Pendant que se joue ce drame qui concerne les malades, leurs familles et leurs soignants, le gouvernement met la dernière main à un projet de psychiatrie portant essentiellement sur une approche nouvelle fondée sur la recherche et les neurosciences. L’ensemble du système de la psychiatrie française, publique, associative et privée va se réorganiser autour du concept de plateformes diagnostiques disposant de moyens conséquents pour entreprendre des bilans neurophysiologiques approfondis (recours aux IRM, à l’intelligence artificielle, aux algorithmes…) débouchant sur les diagnostics promus par le DSM V (manuel diagnostique et statistique des troubles mentaux, de l’Association américaine de psychiatrie) et passibles de traitements médicamenteux et cognitivo-comportementaux, à l’exclusion de toute autre approche de la souffrance psychique spécifiquement humaine. Le dernier décret relatif à l’expertise des psychologues du 10 mars 2021 indique de façon limpide la direction prise par la « réforme » promise.
Nul ne peut contester l’intérêt des recherches en génétique et neurosciences, mais elles ne peuvent en aucun cas répondre à la question de l’humanité de la psychiatrie à elles seules.
Les travaux portant sur la psychopathologie transférentielle avaient permis de restaurer l’humanité dans la relation avec des patients en grandes difficultés dans leur souffrance psychique. La prescription de médicaments et de traitements psychothérapiques ne peut se penser hors de cette relation intersubjective spécifique de l’humain. Et c’est précisément ce qui avait permis à la psychiatrie de s’ouvrir au monde, notamment grâce à cette invention française que nous ont envié les autres pays, la psychiatrie de secteur.
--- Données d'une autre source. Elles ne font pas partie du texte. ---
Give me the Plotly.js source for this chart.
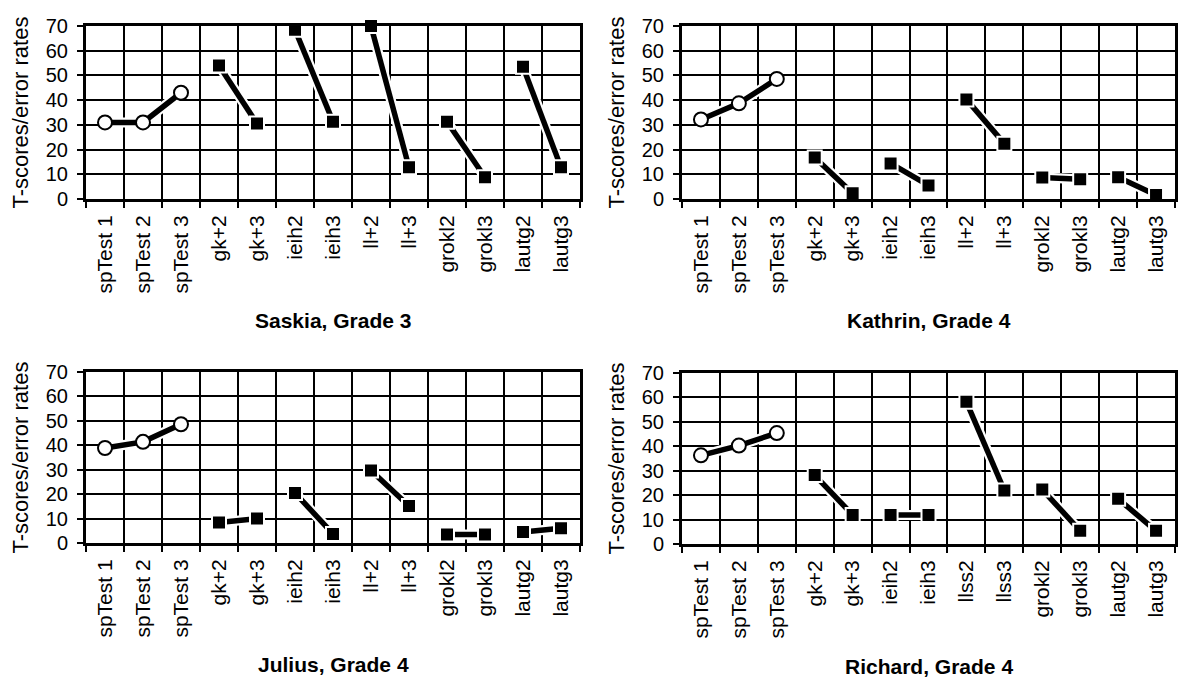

Le succès de cette organisation sectorielle a été tel que les listes d’attente des consultations dans les Centres médico-psychologiques (CMP) se sont accrues à un point difficilement compatible avec les très faibles moyens mis à la disposition des équipes soignantes. Quand un médecin des beaux quartiers demande un an d’attente pour fixer un rendez-vous, ne dit-on pas qu’il doit être excellent ? Mais que la même durée existe dans le secteur public et voilà que l’équipe ne saurait pas s’organiser…
La psychiatrie qu’on nous promet va droit dans le mur de la régression la plus scandaleuse puisque nous savons comment soigner humainement.
Les projets gouvernementaux actuels ne sont pas à la hauteur des enjeux et doivent être reconsidérés, non pas en suivant les avis de lobbies partiaux et portant sur des revendications partielles, mais, démocratiquement, avec ceux de tous les partenaires de la cité concourant à une psychiatrie digne de ce nom.